Drew Baglino, Tesla’s senior vice-president of powertrain and energy engineering, was even more blunt about how the company intends to travel this path. “This is the product that retires fossil fuels,” he said of the company’s Megapack, the large-scale rechargeable lithium-ion battery intended for utility-scale energy storage. “One power plant at a time.” And while making all of these changes won’t be cheap, Musk and Tesla officials believe it will cost 40 per cent less than continuing to rely on fossil fuels. All the assumptions and calculations that inform their so-called “Master Plan 3.0” will apparently be detailed in a forthcoming white paper.

It would be easy to dismiss all of this as a deliberate distraction from the lack of progress on a mass-market electric vehicle model, one some analysts expected might be announced at this event. And as Gizmodo’s Lauren Leffer noted, there are still a bunch of promises from 2017’s “Master Plan, Part Deux” that haven’t come close to being fulfilled, from electrified high passenger-density urban transport to a fully autonomous fleet of Tesla robo-taxis. Given the ongoing distraction that his Titanic-like stewardship of Twitter has become, it’s not hard to imagine Musk missing his targets here as well.

Conservatives in Alberta may have cheered when Elon Musk took over Twitter, but they can't be nearly as enthusiastic about his latest plans for Tesla — or what they mean for the oil and gas industry's future. @maxfawcett writes for @NatObserver

But with the exception of his foray into social media mogulship, betting against Musk has been a mostly losing proposition over the last two decades. That’s especially true with Tesla, which has single-handedly upended the entire global auto sector. Now, every major auto manufacturer in the world is racing to compete with Tesla and build the electric vehicles it made popular.
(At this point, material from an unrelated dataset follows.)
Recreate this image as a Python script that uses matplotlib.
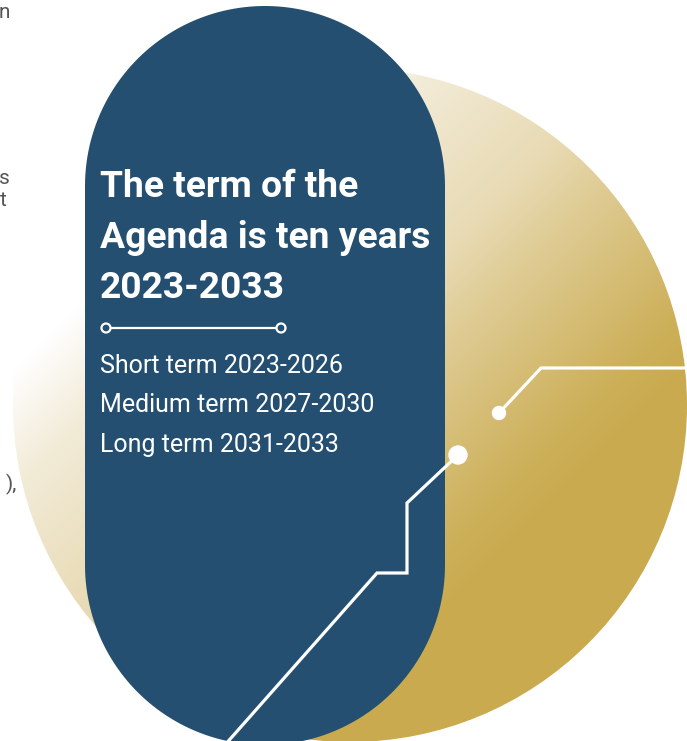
import matplotlib.pyplot as plt
import numpy as np
from matplotlib.patches import Circle, Polygon
from matplotlib.colors import LinearSegmentedColormap

# content
title_lines = ["The term of the", "Agenda is ten years"]
terms = ["Short term", "Medium term", "Long term"]
term_start = [2023, 2027, 2031]
term_end = [2026, 2030, 2033]
# fragments of the neighbouring column that show at the left edge
side_text = ["n", "s", "t", "),"]
side_y = [13, 179, 201, 484]
side_x = [10, 10, 7, 17]

W, H = 687, 741
navy = "#244f70"
gold = "#c9aa4e"

fig = plt.figure(figsize=(W / 100, H / 100), dpi=100)
ax = fig.add_axes([0, 0, 1, 1])
ax.set_xlim(0, W)
ax.set_ylim(H, 0)
ax.set_aspect("equal")
ax.axis("off")

# gold circle with diagonal gradient (45 degrees, light top-left -> gold bottom-right)
cx, cy, r = 350, 405, 337
X, Y = np.meshgrid(np.arange(W) + 0.5, np.arange(H) + 0.5)
t = np.clip((0.5 * X + 0.5 * Y - 190) / 340, 0, 1)
cmap = LinearSegmentedColormap.from_list(
    "goldgrad",
    [(0, "#ffffff"), (0.18, "#f2ebd7"), (0.47, "#e8dab3"), (0.6, "#dfcc95"),
     (0.9, "#cdb05a"), (1, gold)],
)
img = ax.imshow(cmap(t), extent=(0, W, H, 0), origin="upper", zorder=1, interpolation="bilinear")
circ = Circle((cx, cy), r, transform=ax.transData, facecolor="none", edgecolor="none")
ax.add_patch(circ)
img.set_clip_path(circ)

# navy pill (stadium shape)
pc, pr, ptop, pbot = 265, 180, 186, 565
th = np.linspace(0, np.pi, 100)
top = np.column_stack([pc + pr * np.cos(th), ptop - pr * np.sin(th)])
bot = np.column_stack([pc - pr * np.cos(th), pbot + pr * np.sin(th)])
ax.add_patch(Polygon(np.vstack([top, bot]), closed=True, facecolor=navy, edgecolor="none", zorder=2))

# connector lines
lw = 2.3
ax.plot([499, 541, W + 5], [413, 368, 368], color="white", lw=lw, zorder=3, solid_capstyle="butt")
ax.plot([458, 407, 407, 377, 224], [455, 503, 573, 573, 746], color="white", lw=lw, zorder=3,
        solid_joinstyle="miter")
ax.add_patch(Circle((499, 413), 6.5, color="white", zorder=4))
ax.add_patch(Circle((458, 455), 9, color="white", zorder=4))

# divider under the title
ax.plot([106, 281], [328, 328], color="white", lw=1.6, zorder=3)
for x in (106, 281):
    ax.add_patch(Circle((x, 328), 4.5, facecolor=navy, edgecolor="white", lw=1.6, zorder=4))

# title
title = title_lines + ["%d-%d" % (min(term_start), max(term_end))]
for i, line in enumerate(title):
    ax.text(100, 197 + i * 50.5, line, color="white", fontsize=26.8, fontweight="bold",
            family="Roboto", va="baseline", ha="left", zorder=5)

# term list
for i, (name, a, b) in enumerate(zip(terms, term_start, term_end)):
    ax.text(100, 373 + i * 39.5, "%s %d-%d" % (name, a, b), color="white", fontsize=18,
            family="Roboto", va="baseline", ha="left", zorder=5)

# side column fragments
for s, x, y in zip(side_text, side_x, side_y):
    ax.text(x, y, s, color="#555555", fontsize=15, family="Roboto",
            va="center", ha="right", zorder=5)

fig.savefig("out.png", dpi=100)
The oil and gas industry, on the other hand, has been a bit slower to respond. That’s especially true in Alberta, where its corporate leaders refuse to believe demand for their products will ever decline. “Most economists expect that we’re going to continue to be growing the use of oil and gas at least over the next one to two decades,” outgoing Cenovus CEO Alex Pourbaix told the CBC’s Matt Galloway in an interview on Monday. “People are not doing that because they don’t care about the environment. They’re doing that because these products are absolutely necessary.”

They’re necessary today. But if Musk and his colleagues at Tesla have their way, they won’t be nearly as necessary going forward. And while that would be good news for the planet, it would be very bad news for Alberta given its increasing reliance on oil and gas revenues to fund its budget. For all the talk about diversifying the economy and finding new sources of revenue, Alberta is actually more dependent on royalties and other non-renewable revenues than it has ever been before.

If Musk’s “Master Plan 3.0” comes to fruition and his company can successfully electrify homes and businesses in the same way it’s already electrified vehicles, global demand for oil and gas will peak far sooner than Alberta’s industry leaders expect — and decline far more quickly than they’re prepared to handle. That would leave Alberta staring at a multibillion-dollar hole in its budget that could only be filled with massive cuts or major new taxes.

That’s a future that few people in Alberta are ready to think about, much less prepare for. Ironically, one of them is Finance Minister Travis Toews, who’s widely expected to resign from office any day now. “We do have a volatile revenue structure in this province, and at some point, some day, Albertans are going to have to consider what we need to do to correct that,” he said in a recent speech. If Musk has his way, that day is going to come far sooner than Toews or anyone else in the United Conservative Party is prepared to handle.